On February 9, 2017, Judiciary Committee Chair Bob Goodlatte (R.-Va.), introduced H.R. 985, the Fairness in Class Action Litigation Act of 2017 (“the Act”). The Act aims to “amend the procedures used in federal court class actions and multidistrict litigation proceedings to assure fairer, more efficient outcomes for claimants and defendants.” Rep. Goodlatte issued a statement addressing the Act, stating that the legislation would “keep baseless class action suits away from innocent parties, while still keeping the doors to justice open for parties with real and legitimate claims, and maximizing their recoveries.”
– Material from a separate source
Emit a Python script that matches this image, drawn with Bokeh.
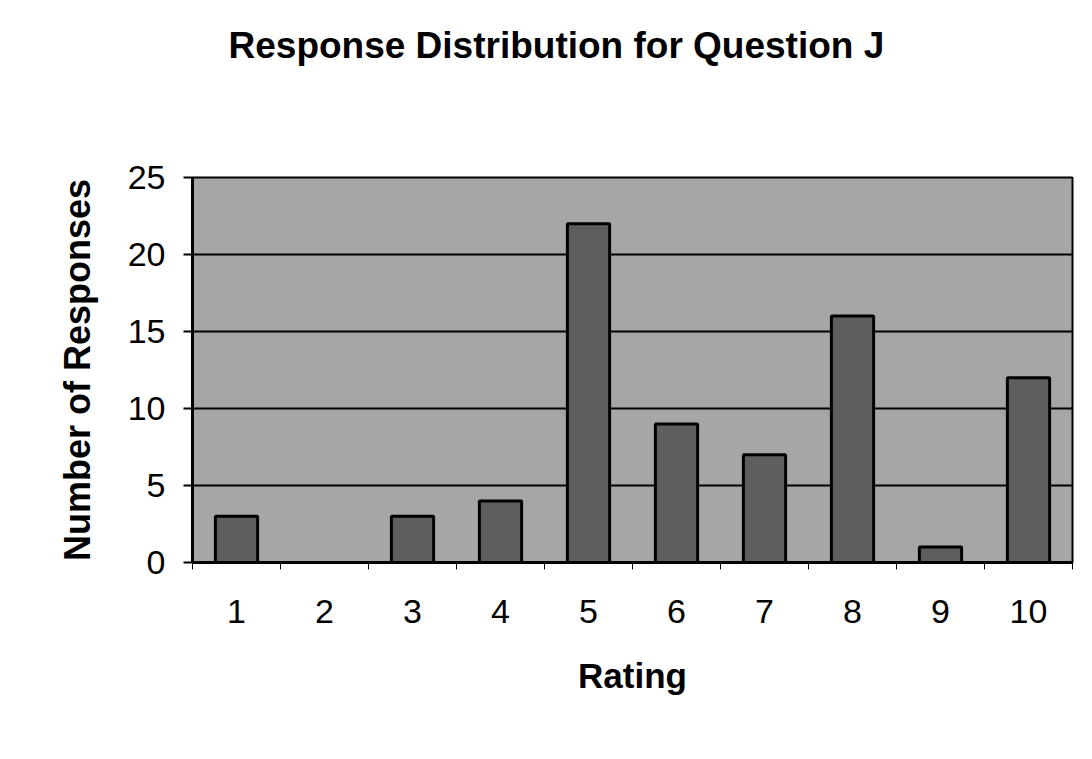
from bokeh.plotting import figure
from bokeh.models import FixedTicker, Title, LinearAxis
from bokeh.embed import file_html
from bokeh.resources import INLINE

ratings = [1, 2, 3, 4, 5, 6, 7, 8, 9, 10]
rating_labels = ["1", "2", "3", "4", "5", "6", "7", "8", "9", "10"]
counts = [3, 0, 3, 4, 22, 9, 7, 16, 1, 12]
y_ticks = [0, 5, 10, 15, 20, 25]
title_text = "Response Distribution for Question J"

FONT = "Liberation Sans"

p = figure(width=1090, height=757, output_backend="svg", toolbar_location=None,
           x_range=(0.5, 10.5), y_range=(0, 25),
           min_border_left=192, min_border_right=18, min_border_top=177, min_border_bottom=195)

p.background_fill_color = "#a6a6a6"
p.border_fill_color = "white"
p.outline_line_color = "black"
p.outline_line_width = 2

p.vbar(x=ratings, top=counts, width=0.48, fill_color="#5e5e5e",
       line_color="black", line_width=3)

xa = p.below[0]
ya = p.left[0]

# invisible spacer between the plot frame and the title
spacer = LinearAxis(ticker=FixedTicker(ticks=[5.5], minor_ticks=[]),
                    major_label_overrides={5.5: " "},
                    axis_line_color=None, major_tick_line_color=None,
                    minor_tick_line_color=None, major_tick_out=108, major_tick_in=0,
                    minor_tick_out=0, minor_tick_in=0,
                    major_label_standoff=0, major_label_text_font_size="1px")
p.add_layout(spacer, "above")

p.title.visible = False
t = Title(text=title_text, align="left", offset=36,
          text_font=FONT, text_font_size="37px", text_font_style="bold",
          text_color="black", standoff=0)
p.add_layout(t, "above")

xa.ticker = FixedTicker(ticks=ratings, minor_ticks=[r - 0.5 for r in ratings] + [10.5])
xa.major_label_overrides = {r: l for r, l in zip(ratings, rating_labels)}
xa.major_tick_out = 0
xa.major_tick_in = 0
xa.minor_tick_out = 7
xa.minor_tick_in = 0
xa.minor_tick_line_color = "black"
xa.axis_line_width = 3
xa.axis_line_color = "black"
xa.major_label_text_font = FONT
xa.major_label_text_font_size = "34px"
xa.major_label_text_color = "black"
xa.major_label_standoff = 30
xa.axis_label = "Rating"
xa.axis_label_text_font = FONT
xa.axis_label_text_font_size = "35px"
xa.axis_label_text_font_style = "bold"
xa.axis_label_text_color = "black"
xa.axis_label_standoff = 30

ya.ticker = FixedTicker(ticks=y_ticks, minor_ticks=[])
ya.major_tick_out = 9
ya.major_tick_in = 0
ya.major_tick_line_width = 2
ya.major_tick_line_color = "black"
ya.axis_line_width = 3
ya.axis_line_color = "black"
ya.major_label_text_font = FONT
ya.major_label_text_font_size = "34px"
ya.major_label_text_color = "black"
ya.major_label_standoff = 18
ya.axis_label = "Number of Responses"
ya.axis_label_text_font = FONT
ya.axis_label_text_font_size = "36px"
ya.axis_label_text_font_style = "bold"
ya.axis_label_text_color = "black"
ya.axis_label_standoff = 27

p.xgrid.visible = False
p.ygrid.grid_line_color = "black"
p.ygrid.grid_line_width = 2
p.ygrid.ticker = FixedTicker(ticks=y_ticks)

open("out.html", "w").write(file_html(p, INLINE))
In its current iteration, the Act could drastically change the landscape in class action litigation. The Act would apply retroactively, so its effects would be both sweeping and immediate. Specifically, the Act would impose considerable restrictions on class action lawyers and plaintiffs in a few key areas:

  • Ascertainability: The Act would resolve the current circuit-split regarding the ascertainability requirement for class certification by requiring that classes be “defined with reference to objective criteria” and, further, that class counsel “affirmatively demonstrat[e ] that there is a reliable and administratively feasible mechanism” to identify class members and allocate monetary relief.
  • Uniformity of Damages: In addition to the commonality and typicality requirements for class certification under Rule 23, the Act would also require class plaintiffs to demonstrate that each proposed class member “suffered the same type and scope of injury as the named class representative.” Courts must undertake a “rigorous analysis of the evidence presented” to ensure this requirement has been met.
  • Issue Certification: The Act would extend the requirements of Rule 23(a) and (b) to issue certification, as well. Any court granting certification on an issue must also “include a determination, based on a rigorous analysis of the evidence presented,” that the action as a whole meets the requirements of Rule 23(a) and (b).
  • Discovery Stay: The proposed legislation would also stay discovery during the pendency of a motion to transfer, to dismiss, or to strike class allegations. Yet, upon the motion of any party, the court may forego the stay if it determines “that particularized discovery is necessary to preserve evidence or to prevent undue prejudice.”
  • Enhanced Requirements for Class Counsel: The Act would require class counsel to disclose any contractual or familial relationship, outside of the action, between class counsel and each named plaintiff. Class counsel would also be obligated to submit to the Federal Judicial Center a full accounting of any settlement, including the number of class members, the number of class members who received settlement funds, the total amount paid to class members, any amounts paid to non-class members, and an accounting of the smallest, median, mean, and largest amount paid to any class member. Until class counsel submits this accounting, the Act prevents the payment of attorneys’ fees to class counsel. The Act also would require class counsel to disclose any third-party funding of the litigation.
  • Immediate Right of Appeal for Class Certification Orders: The Act would significantly expand the rights of appeal after a ruling on class certification. Rule 23(f) currently permits review of class certification orders on a discretionary basis, and appeals of class certification are usually denied. However, the Act would require the Courts of Appeal to “permit an appeal from an order granting or denying class-action certification under Rule 23.”

The proposed bill will now make its way to the Senate for consideration, where its passage is far from certain. Indeed, the last class action reform bill proposed by Rep. Goodlatte failed to pass the Republican Senate, despite House approval.

Troutman Sanders LLP will continue to monitor the progress of the bill, including any revisions proposed by the Senate.